The central bank opted for a neutral policy stance as the medium-term inflation forecast was still in line with its 5 percent target, and a recovery of real output was gaining momentum, bank Governor Emmanuel Tumusiime-Mutebile said on Wednesday.

"There are signs of increased buoyancy in the economy," he told a news conference.

"I'm impressed with the recent forecasts clearly we're recovering from the problems of 2011-12 and if the rate of this economic growth continues then 2012-13 (July-June) will probably be in the range of 6-7 percent."

The bank's previous forecast for growth this year was 4.3 percent which it said was below the economy's potential growth rate of seven percent.

Tumusiime-Mutebile said the economy grew 4.1 percent in the first half of the 2012-13 financial year.

"Preliminary quarterly GDP data for the first half of 2012-13 indicate that real growth accelerated in that period, driven by strong growth in the services, construction and manufacturing sectors.

"It is possible that the negative output gap that characterised the economy in 2011/12 has narrowed significantly," he said.

Currency and fixed income traders in the Ugandan capital had broadly expected the central Bank of Uganda (BoU) to leave its key rate unchanged after inflation rose in March.

The Ugandan shilling was steady at 2,590/2,600 per dollar at 1140 GMT, unchanged from the previous day.

"Expect the UGX (Ugandan shilling) to be supported by this decision," Razia Khan, Standard Chartered head of research for Africa, said.

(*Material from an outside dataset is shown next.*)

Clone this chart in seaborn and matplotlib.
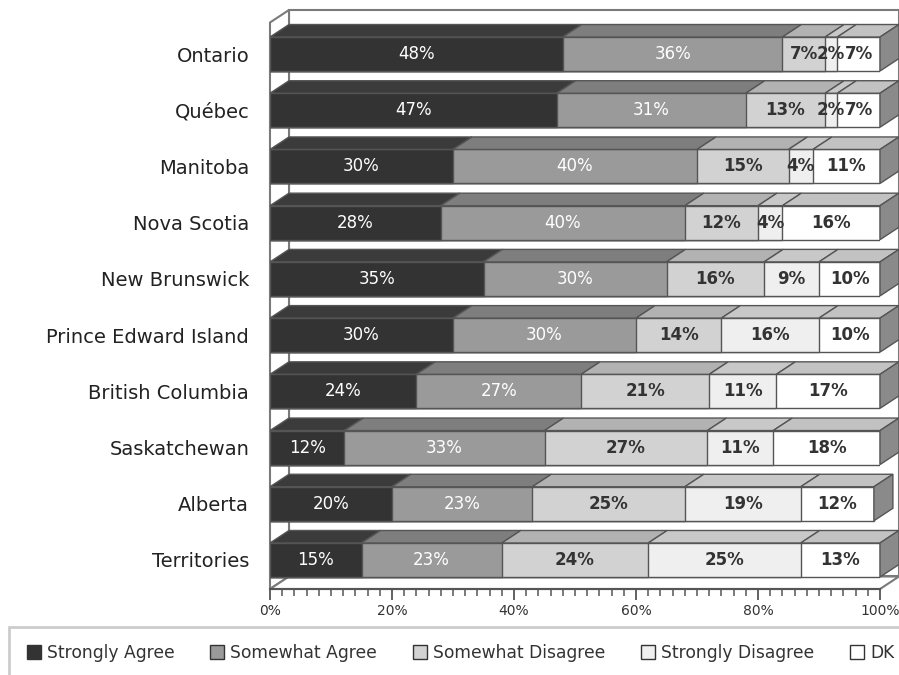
import numpy as np
import pandas as pd
import matplotlib
matplotlib.use("Agg")
import matplotlib.pyplot as plt
import seaborn as sns
from matplotlib.patches import Polygon, Rectangle, Patch
from matplotlib.ticker import MultipleLocator, FuncFormatter

# ---------------- data ----------------
provinces = ["Ontario", "Québec", "Manitoba", "Nova Scotia", "New Brunswick",
             "Prince Edward Island", "British Columbia", "Saskatchewan",
             "Alberta", "Territories"]
series = ["Strongly Agree", "Somewhat Agree", "Somewhat Disagree",
          "Strongly Disagree", "DK"]
strongly_agree = [48, 47, 30, 28, 35, 30, 24, 12.2, 20, 15]
somewhat_agree = [36, 31, 40, 40, 30, 30, 27, 32.8, 23, 23]
somewhat_disagree = [7, 13, 15, 12, 16, 14, 21, 26.7, 25, 24]
strongly_disagree = [2, 2, 4, 4, 9, 16, 11, 10.8, 19, 25]
dk = [7, 7, 11, 16, 10, 10, 17, 17.5, 12, 13]
x_ticks = [0, 20, 40, 60, 80, 100]

# ---------------- style ----------------
front_colors = ["#333333", "#9a9a9a", "#d2d2d2", "#efefef", "#ffffff"]
top_colors = ["#3b3b3b", "#7e7e7e", "#b2b2b2", "#c8c8c8", "#c2c2c2"]
text_colors = ["white", "white", "#333333", "#333333", "#333333"]
text_weights = ["normal", "normal", "bold", "bold", "bold"]
side_color = "#8a8a8a"
edge = "#555555"
wall_edge = "#7a7a7a"

sns.set_style("white")
plt.rcParams["font.family"] = ["DejaVu Sans"]

W, H = 899, 675
fig = plt.figure(figsize=(W / 100, H / 100), dpi=100)
ax = fig.add_axes([270 / W, (H - 589) / H, 610 / W, (589 - 10) / H])

values = np.array([strongly_agree, somewhat_agree, somewhat_disagree,
                   strongly_disagree, dk], dtype=float)
cum = values.cumsum(axis=0)
n = len(provinces)

BAR_H = 0.605
DX = 19 / 6.1          # depth in x (data units, %)
DY = 12.5 / 56.2       # depth in y (category units)
Y_TOP = -0.783
Y_BOT = n - 1 + 0.516

# walls (behind bars)
xmax = x_ticks[-1]
ax.add_patch(Rectangle((DX, Y_TOP), xmax, (Y_BOT - DY) - Y_TOP,
                       facecolor="white", edgecolor=wall_edge, lw=1.5,
                       zorder=0.2, clip_on=False))
ax.add_patch(Polygon([(0, Y_BOT), (0, Y_TOP + DY), (DX, Y_TOP), (DX, Y_BOT - DY)],
                     closed=True, facecolor="white", edgecolor=wall_edge, lw=1.5,
                     zorder=0.3, clip_on=False))
ax.add_patch(Polygon([(0, Y_BOT), (xmax, Y_BOT), (xmax + DX, Y_BOT - DY), (DX, Y_BOT - DY)],
                     closed=True, facecolor="white", edgecolor=wall_edge, lw=1.5,
                     zorder=0.3, clip_on=False))

# front faces: cumulative bars drawn from the last series backwards
for i in range(len(series) - 1, -1, -1):
    df = pd.DataFrame({"province": provinces, "cum": cum[i]})
    sns.barplot(data=df, x="cum", y="province", order=provinces, orient="h",
                color=front_colors[i], saturation=1, width=BAR_H,
                edgecolor=edge, linewidth=1.0, ax=ax, zorder=2)

# 3D top faces and right side faces, derived from the data
for j in range(n):
    yt = j - BAR_H / 2
    yb = j + BAR_H / 2
    for i in range(len(series)):
        left = cum[i, j] - values[i, j]
        right = cum[i, j]
        ax.add_patch(Polygon([(left, yt), (right, yt), (right + DX, yt - DY), (left + DX, yt - DY)],
                             closed=True, facecolor=top_colors[i], edgecolor=edge,
                             lw=1.0, zorder=2, clip_on=False))
    tot = cum[-1, j]
    ax.add_patch(Polygon([(tot, yt), (tot + DX, yt - DY), (tot + DX, yb - DY), (tot, yb)],
                         closed=True, facecolor=side_color, edgecolor=edge,
                         lw=1.0, zorder=2, clip_on=False))
    # value labels
    for i in range(len(series)):
        cx = cum[i, j] - values[i, j] / 2
        ax.text(cx, j, f"{round(values[i, j]):.0f}%", ha="center", va="center",
                color=text_colors[i], fontsize=12, fontweight=text_weights[i],
                zorder=5)

# axes
ax.set_xlim(0, xmax)
ax.set_ylim(Y_BOT, Y_TOP)
ax.set_xlabel("")
ax.set_ylabel("")
for s in ["top", "right", "left"]:
    ax.spines[s].set_visible(False)
ax.spines["bottom"].set_color("#555555")
ax.spines["bottom"].set_linewidth(1.5)
ax.spines["bottom"].set_zorder(3)
ax.set_xticks(x_ticks)
ax.xaxis.set_minor_locator(MultipleLocator(2))
ax.xaxis.set_major_formatter(FuncFormatter(lambda v, p: f"{int(v)}%"))
ax.tick_params(axis="x", which="major", direction="out", length=8, width=1.3,
               color="#555555", labelsize=10, labelcolor="#333333", pad=3, bottom=True)
ax.tick_params(axis="x", which="minor", direction="out", length=5, width=1.1,
               color="#555555", bottom=True)
ax.tick_params(axis="y", length=0, labelsize=14, labelcolor="#222222", pad=15)
ax.grid(False)

# legend with its own frame
fig.add_artist(Rectangle((9 / W, -0.02), 1.0, 1 - 627 / H + 0.02,
                         transform=fig.transFigure, facecolor="none",
                         edgecolor="#cccccc", lw=2))
handles = [Patch(facecolor=c, edgecolor="#333333", lw=1) for c in front_colors]
fig.legend(handles, series, loc="center left", bbox_to_anchor=(27 / W, 1 - 653 / H),
           ncol=5, frameon=False, fontsize=12.3, handlelength=0.82, handleheight=0.82,
           handletextpad=0.35, columnspacing=2.1, borderpad=0, borderaxespad=0,
           labelcolor="#333333")

fig.savefig("out.png", dpi=100)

Mark Bohlund, senior economist Sub-Saharan Africa at IHS Global Insight said the decision was expected, given that the core inflation rate has accelerated in recent months and is likely to remain above the central bank's medium-term target in the near term.

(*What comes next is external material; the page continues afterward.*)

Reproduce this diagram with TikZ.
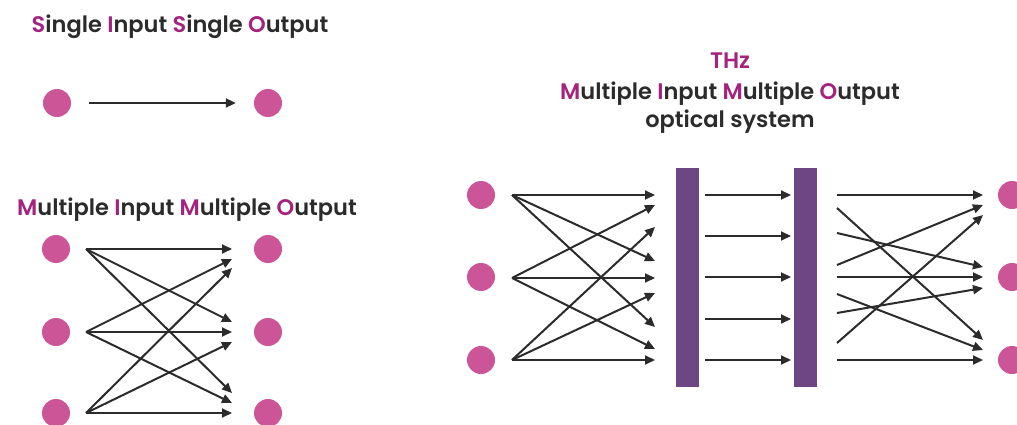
\documentclass[tikz,border=0pt]{standalone}
\usepackage{fontspec}
\setmainfont{Poppins SemiBold}
\usetikzlibrary{arrows.meta,positioning,calc}

\definecolor{ink}{HTML}{2B2B2B}
\definecolor{accent}{HTML}{A4237F}
\definecolor{dotpink}{HTML}{CB5597}
\definecolor{barpurple}{HTML}{6E4683}
\newcommand{\hl}[1]{{\color{accent}#1}}

\begin{document}
\begin{tikzpicture}[
  x=1pt, y=-1pt,
  dot/.style={circle, fill=dotpink, inner sep=0pt, minimum size=28pt},
  bar/.style={fill=barpurple, inner sep=0pt, minimum width=23pt, minimum height=219pt},
  heading/.style={anchor=base, text=ink, font=\fontsize{22.5}{27}\selectfont},
  arrow/.style={-{Triangle[length=10pt,width=9pt]}, line width=2pt, draw=ink}
]
\useasboundingbox (0,0) rectangle (1017,425);

% Single Input Single Output
\node[heading] (siso) at (180,33) {\hl{S}ingle \hl{I}nput \hl{S}ingle \hl{O}utput};
\node[dot] (sa) at (57,103) {};
\node[dot] (sb) at (268,103) {};
\draw[arrow] ([xshift=18pt]sa.east) -- ([xshift=-18pt]sb.west);

% Multiple Input Multiple Output
\node[heading] (mimo) at (187,215) {\hl{M}ultiple \hl{I}nput \hl{M}ultiple \hl{O}utput};
\node[dot] (L1) at (56,249) {};
\node[dot] (L2) at (56,332) {};
\node[dot] (L3) at (56,413) {};
\node[dot] (R1) at (268,249) {};
\node[dot] (R2) at (268,332) {};
\node[dot] (R3) at (268,413) {};

\coordinate (mo1) at (86,249);
\coordinate (mo2) at (86,332);
\coordinate (mo3) at (86,413);
\coordinate (mi1a) at (232,249);
\coordinate (mi1b) at (232,259);
\coordinate (mi1c) at (232,268);
\coordinate (mi2a) at (232,322);
\coordinate (mi2b) at (232,332);
\coordinate (mi2c) at (232,342);
\coordinate (mi3a) at (232,393);
\coordinate (mi3b) at (232,403);
\coordinate (mi3c) at (232,413);

\draw[arrow] (mo1) -- (mi1a);
\draw[arrow] (mo1) -- (mi2a);
\draw[arrow] (mo1) -- (mi3a);
\draw[arrow] (mo2) -- (mi1b);
\draw[arrow] (mo2) -- (mi2b);
\draw[arrow] (mo2) -- (mi3b);
\draw[arrow] (mo3) -- (mi1c);
\draw[arrow] (mo3) -- (mi2c);
\draw[arrow] (mo3) -- (mi3c);

% THz MIMO optical system
\node[heading, text=accent] (thz) at (730,69) {THz};
\node[heading] (thzmimo) at (730,100) {\hl{M}ultiple \hl{I}nput \hl{M}ultiple \hl{O}utput};
\node[heading] (thzopt) at (730,128) {optical system};

\node[dot] (T1) at (481,195) {};
\node[dot] (T2) at (481,277) {};
\node[dot] (T3) at (481,360) {};
\node[bar] (bar1) at (687.5,277.5) {};
\node[bar] (bar2) at (805.5,277.5) {};
\node[dot] (U1) at (1012,195) {};
\node[dot] (U2) at (1012,277) {};
\node[dot] (U3) at (1012,360) {};

\coordinate (to1) at (512,195);
\coordinate (to2) at (512,278);
\coordinate (to3) at (512,360);
\coordinate (ti1a) at (655,195);
\coordinate (ti1b) at (655,205);
\coordinate (ti1c) at (655,227);
\coordinate (ti2a) at (655,261);
\coordinate (ti2b) at (655,278);
\coordinate (ti2c) at (655,293);
\coordinate (ti3a) at (655,327);
\coordinate (ti3b) at (655,349);
\coordinate (ti3c) at (655,360);

\draw[arrow] (to1) -- (ti1a);
\draw[arrow] (to1) -- (ti2a);
\draw[arrow] (to1) -- (ti3a);
\draw[arrow] (to2) -- (ti1b);
\draw[arrow] (to2) -- (ti2b);
\draw[arrow] (to2) -- (ti3b);
\draw[arrow] (to3) -- (ti1c);
\draw[arrow] (to3) -- (ti2c);
\draw[arrow] (to3) -- (ti3c);

% between the two plates
\coordinate (ga1) at (705,195);
\coordinate (ga2) at (705,236);
\coordinate (ga3) at (705,277);
\coordinate (ga4) at (705,319);
\coordinate (ga5) at (705,360);
\coordinate (gb1) at (791,195);
\coordinate (gb2) at (791,236);
\coordinate (gb3) at (791,277);
\coordinate (gb4) at (791,319);
\coordinate (gb5) at (791,360);

\draw[arrow] (ga1) -- (gb1);
\draw[arrow] (ga2) -- (gb2);
\draw[arrow] (ga3) -- (gb3);
\draw[arrow] (ga4) -- (gb4);
\draw[arrow] (ga5) -- (gb5);

% after the second plate
\coordinate (po1) at (837,195);
\coordinate (po2) at (837,208);
\coordinate (po3) at (837,233);
\coordinate (po4) at (837,265);
\coordinate (po5) at (837,277);
\coordinate (po6) at (837,294);
\coordinate (po7) at (837,313);
\coordinate (po8) at (837,343);
\coordinate (po9) at (837,360);
\coordinate (pi1a) at (983,195);
\coordinate (pi1b) at (983,205);
\coordinate (pi1c) at (983,215);
\coordinate (pi2a) at (983,267);
\coordinate (pi2b) at (983,277);
\coordinate (pi2c) at (983,288);
\coordinate (pi3a) at (983,340);
\coordinate (pi3b) at (983,350);
\coordinate (pi3c) at (983,360);

\draw[arrow] (po1) -- (pi1a);
\draw[arrow] (po2) -- (pi3a);
\draw[arrow] (po3) -- (pi2a);
\draw[arrow] (po4) -- (pi1b);
\draw[arrow] (po5) -- (pi2b);
\draw[arrow] (po6) -- (pi3b);
\draw[arrow] (po7) -- (pi2c);
\draw[arrow] (po8) -- (pi1c);
\draw[arrow] (po9) -- (pi3c);
\end{tikzpicture}
\end{document}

"I still do not preclude that we have seen the end of the easing cycle, but I think it is likely that we would have to see a deterioration in the economic growth outlook to motivate further rate cuts as the core inflation rate is likely to remain above target for the remainder of the year according to our projections," he said.

Some analysts said rising inflation would hold off any further rate cuts this year.

"There is little in here that makes us change our view that the CBR is likely to remain on hold through to the end of 2013," Khan said.

Driven by a surge in food and non-food prices, year-on-year headline inflation in East Africa's third biggest economy rose to 4.0 percent in March from a revised 3.5 percent the previous month.

Although the overall inflation has been low in recent months, underlying inflation has been above target since February, leading to the cautious stance by policymakers in holding steady the Central Bank Rate (CBR).

During March core inflation which excludes food, fuel, electricity and metered water - rose to 6.8 percent from a revised 5.6 percent in February.